Quit your dead-end corporate W-2 job and focus on buying real estate.
Purchase a large building. (Usually at least $1 million to justify item 4 expense, but generally the bigger the better.)
Hire an engineering firm to perform a cost segregation study that pulls forward depreciation into earlier years. Current tax law allows pulling forward all eligible depreciation into year 1.
Offset all your passive income and use the leftover to additionally offset your spouse's W-2 income.
Pat yourself on the back for doing what the IRS is incentivizing you to do.
Repeat 3-6 for the next year because you probably just used up all your depreciation and need to maintain that sweet “tax-free” life.

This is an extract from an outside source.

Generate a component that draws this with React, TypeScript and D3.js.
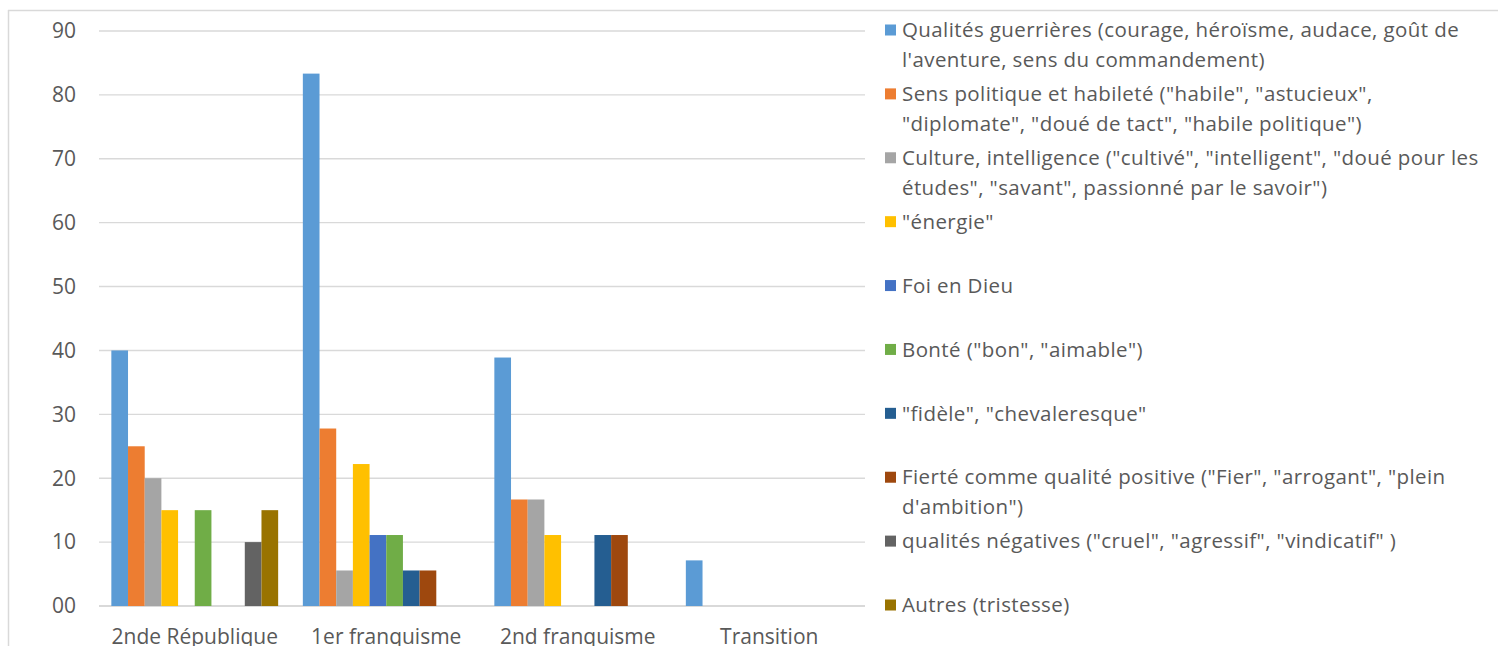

There Is No Free Lunch With The IRS
Keep in mind that depreciation will be recaptured by Uncle Sam at the time of property sale. He needs to eat, too. However, the depreciation recaptured that was used to offset higher tax ordinary income, will be taxed at the lower capital gains rate when you sell. Obviously, future tax rates may change, but for now this strategy can be a significant way to reduce your overall tax burden if you are one of the lucky few.
So How Much Tax Is Actually Saved?
Here’s a continuation of the original John Rich scenario:
John Rich deferred $24,000 in taxes. At year 3, he sells the property and has to pay depreciation recapture on the $100,000 of W-2 income deferred in year 0.
Year 0: Federal income tax if we did not use depreciation to defer: $60,042 tax paid
Year 0: Federal income tax if we use depreciation to defer: $36,042 tax paid
Year 3 depreciation recapture: $100,000 x 15% long term capital gains tax = $15,000
Total Federal tax paid for year 0 $300k income: $36,042 + $15,000 = $51,042 tax paid
John was able to save $9,000 by reducing his effective tax rate to 17% from 20%.
This is a simplified, made-up scenario to show how this tax incentive works. Having the ability to compound tax deferral and tax savings over decades can be huge for increasing your net worth.
Please remember to consult your tax advisor on how you might be able to utilize this IRS status. And tax nerds, please fire away with your nitpicks on whatever I got wrong on this.